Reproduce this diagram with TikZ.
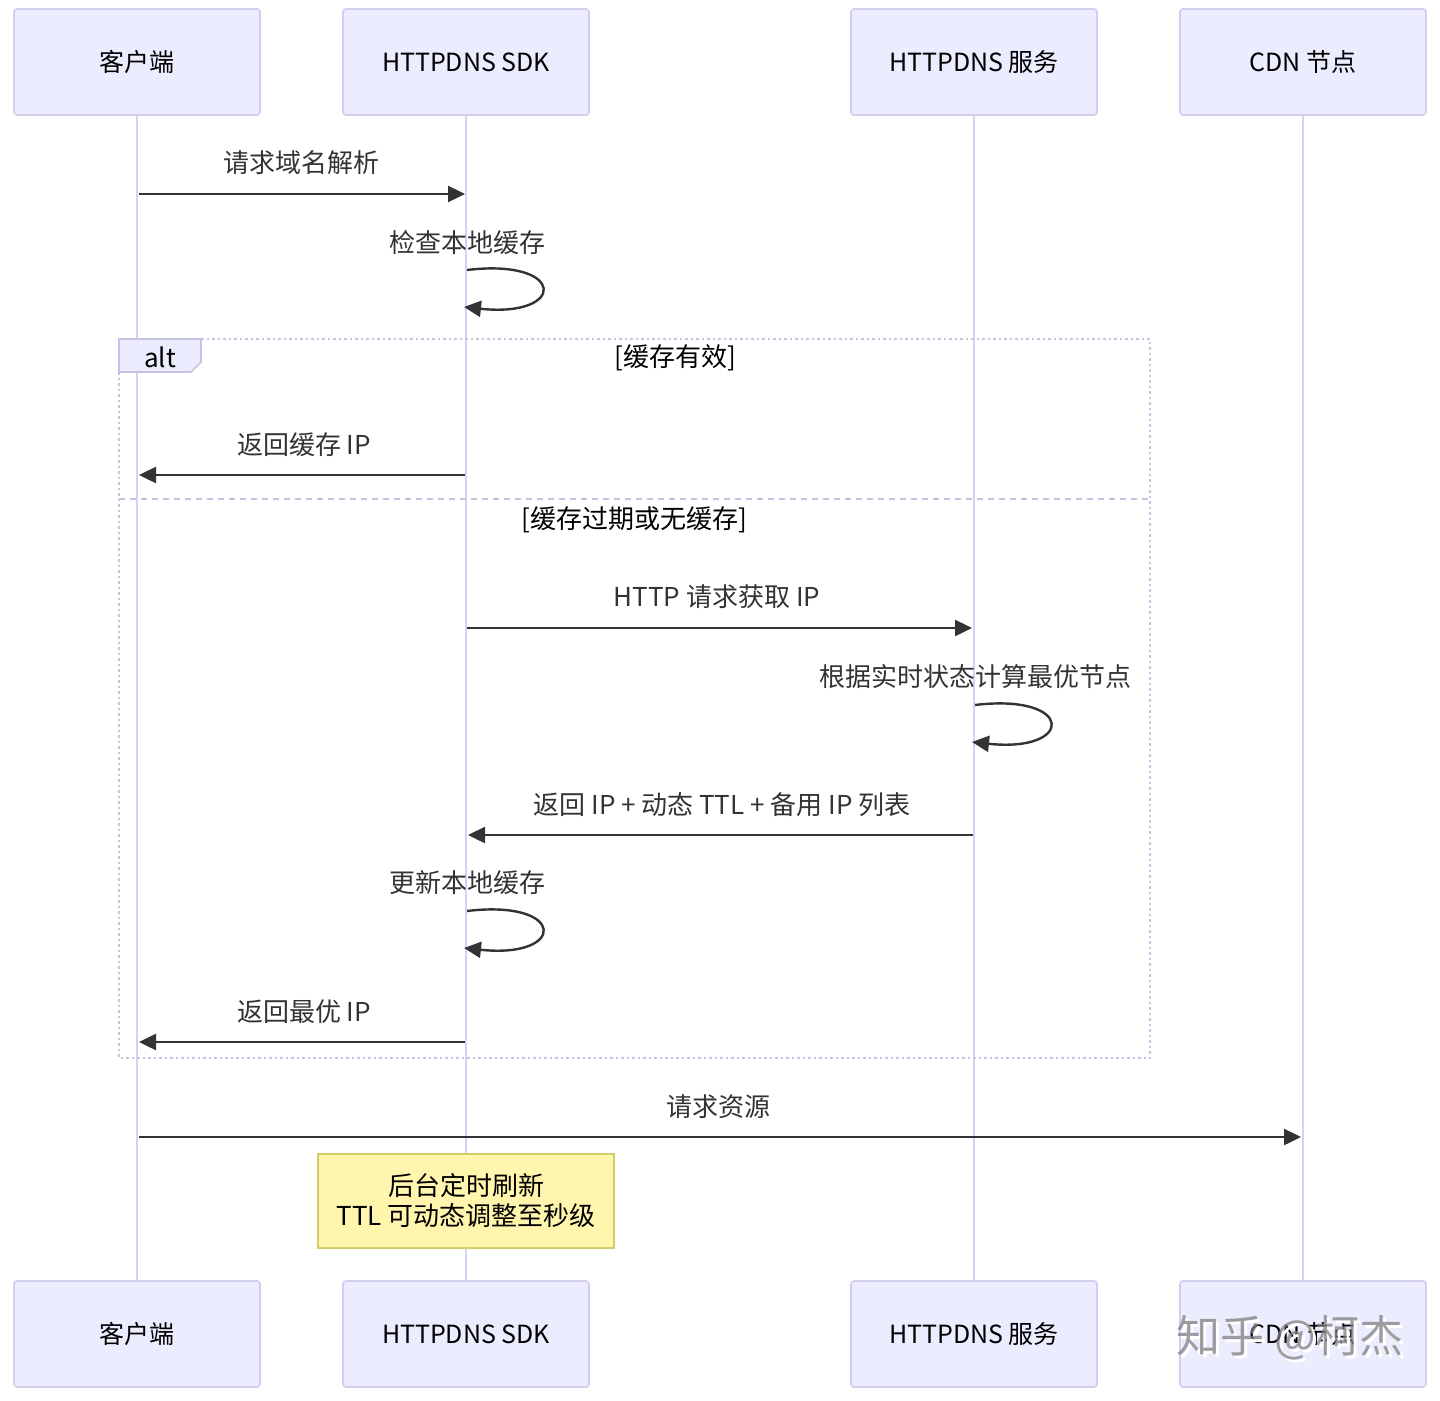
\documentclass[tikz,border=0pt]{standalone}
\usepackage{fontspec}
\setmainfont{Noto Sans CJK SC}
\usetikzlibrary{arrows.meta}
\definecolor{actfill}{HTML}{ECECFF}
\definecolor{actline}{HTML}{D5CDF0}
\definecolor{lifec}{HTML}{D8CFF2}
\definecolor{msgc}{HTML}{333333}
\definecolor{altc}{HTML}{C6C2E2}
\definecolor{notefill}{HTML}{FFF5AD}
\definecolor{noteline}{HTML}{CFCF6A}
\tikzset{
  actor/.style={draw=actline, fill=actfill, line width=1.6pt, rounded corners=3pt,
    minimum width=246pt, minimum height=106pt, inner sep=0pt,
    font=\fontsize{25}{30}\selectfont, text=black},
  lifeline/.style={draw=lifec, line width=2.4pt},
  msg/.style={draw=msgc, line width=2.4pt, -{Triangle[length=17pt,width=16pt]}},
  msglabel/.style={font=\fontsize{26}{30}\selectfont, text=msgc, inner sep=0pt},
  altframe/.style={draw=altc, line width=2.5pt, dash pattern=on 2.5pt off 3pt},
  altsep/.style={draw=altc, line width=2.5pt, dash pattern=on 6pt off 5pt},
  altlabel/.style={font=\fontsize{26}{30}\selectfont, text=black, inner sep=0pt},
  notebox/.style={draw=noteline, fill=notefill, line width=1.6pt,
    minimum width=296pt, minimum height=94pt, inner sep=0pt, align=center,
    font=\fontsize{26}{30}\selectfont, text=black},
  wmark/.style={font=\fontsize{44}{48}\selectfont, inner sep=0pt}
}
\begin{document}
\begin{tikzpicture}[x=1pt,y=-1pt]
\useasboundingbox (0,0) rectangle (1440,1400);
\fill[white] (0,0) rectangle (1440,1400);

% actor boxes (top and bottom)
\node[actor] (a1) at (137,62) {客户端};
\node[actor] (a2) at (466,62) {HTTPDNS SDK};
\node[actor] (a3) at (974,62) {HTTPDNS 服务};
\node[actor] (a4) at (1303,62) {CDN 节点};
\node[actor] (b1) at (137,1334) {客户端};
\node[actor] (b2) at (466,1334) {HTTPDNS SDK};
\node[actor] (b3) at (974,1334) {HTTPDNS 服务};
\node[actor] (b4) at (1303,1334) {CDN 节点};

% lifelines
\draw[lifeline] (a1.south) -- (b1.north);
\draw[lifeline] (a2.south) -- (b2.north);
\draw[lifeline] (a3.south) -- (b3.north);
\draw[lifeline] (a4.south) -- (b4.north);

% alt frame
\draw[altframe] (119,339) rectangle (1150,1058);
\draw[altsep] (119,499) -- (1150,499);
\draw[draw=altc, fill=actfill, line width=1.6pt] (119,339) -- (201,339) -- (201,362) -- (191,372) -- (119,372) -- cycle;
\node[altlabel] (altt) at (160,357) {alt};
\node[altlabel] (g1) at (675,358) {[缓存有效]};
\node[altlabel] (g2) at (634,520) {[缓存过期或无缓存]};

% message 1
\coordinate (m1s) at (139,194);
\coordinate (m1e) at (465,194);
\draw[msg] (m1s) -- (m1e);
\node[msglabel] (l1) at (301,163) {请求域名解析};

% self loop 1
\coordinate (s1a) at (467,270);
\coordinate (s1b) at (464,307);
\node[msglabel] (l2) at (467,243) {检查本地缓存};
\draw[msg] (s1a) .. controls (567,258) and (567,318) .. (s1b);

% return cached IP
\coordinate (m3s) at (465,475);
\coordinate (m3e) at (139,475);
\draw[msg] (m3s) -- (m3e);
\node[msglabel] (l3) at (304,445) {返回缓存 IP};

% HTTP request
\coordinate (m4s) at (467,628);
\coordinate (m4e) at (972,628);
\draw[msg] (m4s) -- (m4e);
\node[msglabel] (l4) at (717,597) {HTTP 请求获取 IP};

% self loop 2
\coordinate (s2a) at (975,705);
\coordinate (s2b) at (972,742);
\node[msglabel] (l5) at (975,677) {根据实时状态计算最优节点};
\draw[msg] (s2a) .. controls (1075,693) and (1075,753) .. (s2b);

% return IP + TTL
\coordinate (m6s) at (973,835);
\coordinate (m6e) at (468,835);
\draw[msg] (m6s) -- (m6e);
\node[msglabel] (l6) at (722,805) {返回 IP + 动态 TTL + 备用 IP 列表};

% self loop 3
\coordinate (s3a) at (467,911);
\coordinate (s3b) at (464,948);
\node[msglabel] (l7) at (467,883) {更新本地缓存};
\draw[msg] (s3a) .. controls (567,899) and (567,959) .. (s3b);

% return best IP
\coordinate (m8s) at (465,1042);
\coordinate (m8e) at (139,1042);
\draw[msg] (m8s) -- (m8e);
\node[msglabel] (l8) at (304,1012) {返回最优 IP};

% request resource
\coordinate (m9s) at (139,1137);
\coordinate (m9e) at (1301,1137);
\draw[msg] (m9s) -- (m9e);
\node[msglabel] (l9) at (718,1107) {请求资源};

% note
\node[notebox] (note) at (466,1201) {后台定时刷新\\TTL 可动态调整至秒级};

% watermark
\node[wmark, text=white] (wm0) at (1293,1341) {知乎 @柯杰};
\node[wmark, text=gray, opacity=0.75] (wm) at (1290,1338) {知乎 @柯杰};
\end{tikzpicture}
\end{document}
----------------
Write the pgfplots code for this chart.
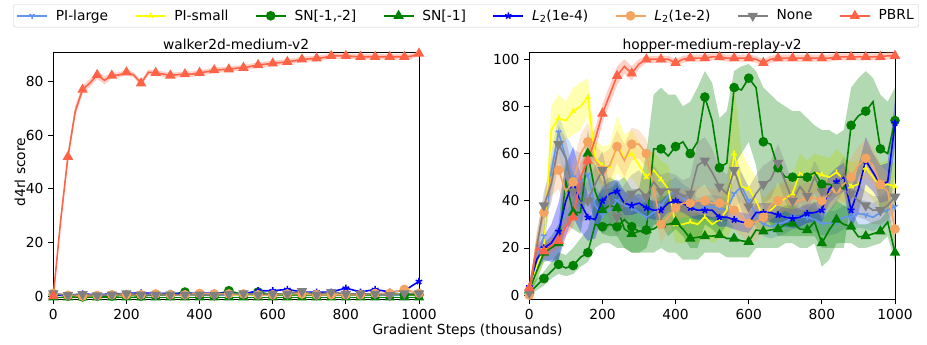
----------------
■ Your instructions ■
Search the material above for "this". Pull out each line where it shows up.

■ The completed task ■
Reproduce this diagram with TikZ.
Write the pgfplots code for this chart.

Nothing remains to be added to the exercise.